Data for processing
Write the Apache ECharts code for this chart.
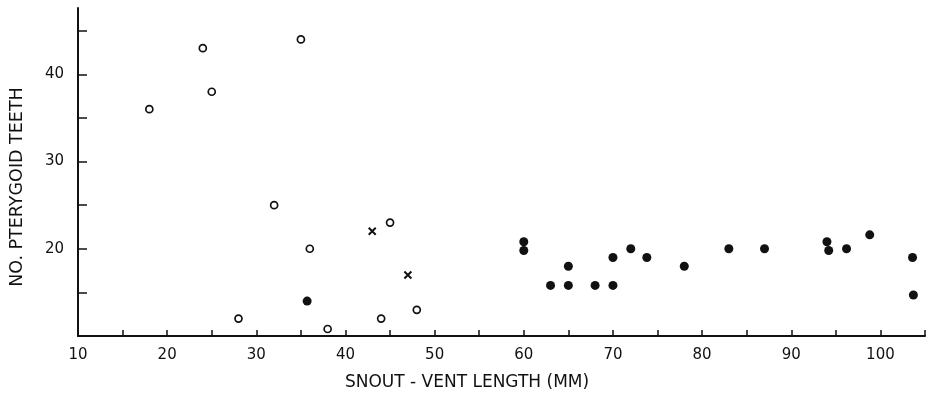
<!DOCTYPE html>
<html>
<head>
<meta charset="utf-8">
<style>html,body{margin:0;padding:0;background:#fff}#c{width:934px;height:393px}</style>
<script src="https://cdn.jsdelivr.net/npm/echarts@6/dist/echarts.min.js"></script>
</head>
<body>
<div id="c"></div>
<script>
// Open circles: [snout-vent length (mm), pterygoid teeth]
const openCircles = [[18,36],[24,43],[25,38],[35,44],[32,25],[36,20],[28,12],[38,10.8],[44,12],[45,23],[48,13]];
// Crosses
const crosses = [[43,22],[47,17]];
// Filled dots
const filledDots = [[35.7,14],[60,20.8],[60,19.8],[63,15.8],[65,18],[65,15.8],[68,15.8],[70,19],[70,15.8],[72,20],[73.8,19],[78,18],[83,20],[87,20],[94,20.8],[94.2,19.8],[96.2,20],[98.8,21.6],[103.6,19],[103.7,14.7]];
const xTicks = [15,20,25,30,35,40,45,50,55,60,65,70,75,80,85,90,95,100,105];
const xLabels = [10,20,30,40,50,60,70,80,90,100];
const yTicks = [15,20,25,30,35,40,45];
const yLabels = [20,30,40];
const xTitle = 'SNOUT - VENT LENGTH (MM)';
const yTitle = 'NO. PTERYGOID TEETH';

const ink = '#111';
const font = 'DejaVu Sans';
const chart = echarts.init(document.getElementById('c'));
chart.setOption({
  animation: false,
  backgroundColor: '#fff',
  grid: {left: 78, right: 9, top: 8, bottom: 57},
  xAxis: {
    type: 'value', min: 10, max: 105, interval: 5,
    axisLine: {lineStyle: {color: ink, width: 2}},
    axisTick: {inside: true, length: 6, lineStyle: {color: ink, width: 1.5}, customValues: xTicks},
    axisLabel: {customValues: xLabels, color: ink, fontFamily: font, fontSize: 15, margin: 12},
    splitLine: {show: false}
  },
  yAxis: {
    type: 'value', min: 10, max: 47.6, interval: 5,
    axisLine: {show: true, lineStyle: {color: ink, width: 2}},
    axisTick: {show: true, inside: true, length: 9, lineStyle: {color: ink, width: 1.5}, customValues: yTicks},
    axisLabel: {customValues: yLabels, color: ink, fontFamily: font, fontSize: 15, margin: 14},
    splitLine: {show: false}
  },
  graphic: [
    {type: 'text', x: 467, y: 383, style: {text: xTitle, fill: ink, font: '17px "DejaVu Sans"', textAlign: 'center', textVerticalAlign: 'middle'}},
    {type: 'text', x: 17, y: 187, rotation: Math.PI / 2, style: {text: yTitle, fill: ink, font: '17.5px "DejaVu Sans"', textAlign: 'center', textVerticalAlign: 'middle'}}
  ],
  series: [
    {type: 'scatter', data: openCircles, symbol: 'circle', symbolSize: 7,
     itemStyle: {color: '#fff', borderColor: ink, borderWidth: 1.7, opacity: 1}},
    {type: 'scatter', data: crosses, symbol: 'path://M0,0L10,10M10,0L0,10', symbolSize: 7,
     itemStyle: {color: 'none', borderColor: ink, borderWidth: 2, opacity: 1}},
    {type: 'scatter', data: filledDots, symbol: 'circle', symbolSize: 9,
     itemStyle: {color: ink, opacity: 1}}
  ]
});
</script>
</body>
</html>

==

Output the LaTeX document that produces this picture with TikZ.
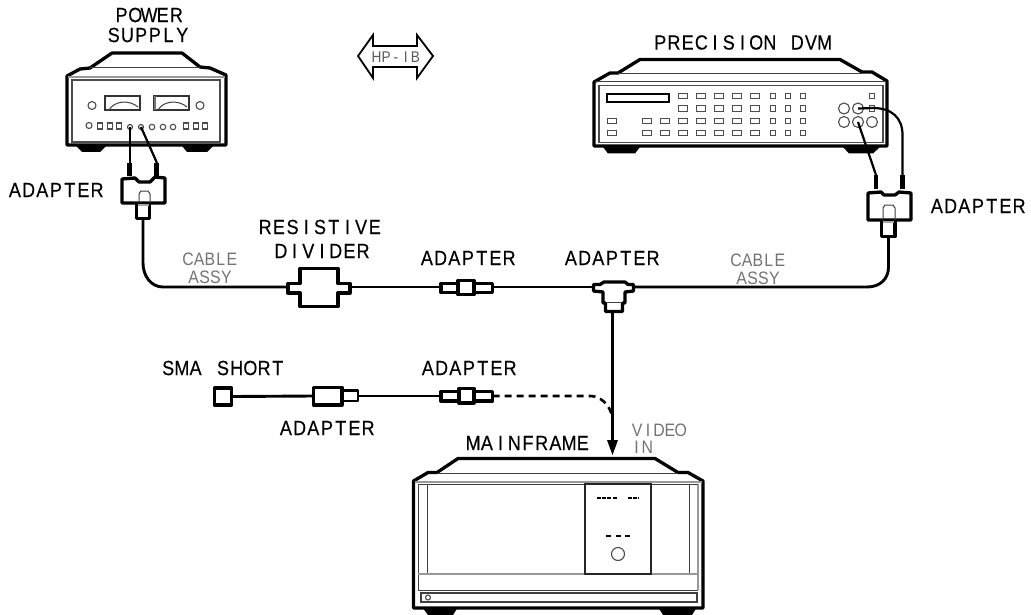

Goal
Set down, without pictures, the lines between the line holding "Write the Apache ECharts code for this chart." and the line holding "const yTitle = 'NO. PTERYGOID TEETH';", both inclusive.

Task answer
Write the Apache ECharts code for this chart.
<!DOCTYPE html>
<html>
<head>
<meta charset="utf-8">
<style>html,body{margin:0;padding:0;background:#fff}#c{width:934px;height:393px}</style>
<script src="https://cdn.jsdelivr.net/npm/echarts@6/dist/echarts.min.js"></script>
</head>
<body>
<div id="c"></div>
<script>
// Open circles: [snout-vent length (mm), pterygoid teeth]
const openCircles = [[18,36],[24,43],[25,38],[35,44],[32,25],[36,20],[28,12],[38,10.8],[44,12],[45,23],[48,13]];
// Crosses
const crosses = [[43,22],[47,17]];
// Filled dots
const filledDots = [[35.7,14],[60,20.8],[60,19.8],[63,15.8],[65,18],[65,15.8],[68,15.8],[70,19],[70,15.8],[72,20],[73.8,19],[78,18],[83,20],[87,20],[94,20.8],[94.2,19.8],[96.2,20],[98.8,21.6],[103.6,19],[103.7,14.7]];
const xTicks = [15,20,25,30,35,40,45,50,55,60,65,70,75,80,85,90,95,100,105];
const xLabels = [10,20,30,40,50,60,70,80,90,100];
const yTicks = [15,20,25,30,35,40,45];
const yLabels = [20,30,40];
const xTitle = 'SNOUT - VENT LENGTH (MM)';
const yTitle = 'NO. PTERYGOID TEETH';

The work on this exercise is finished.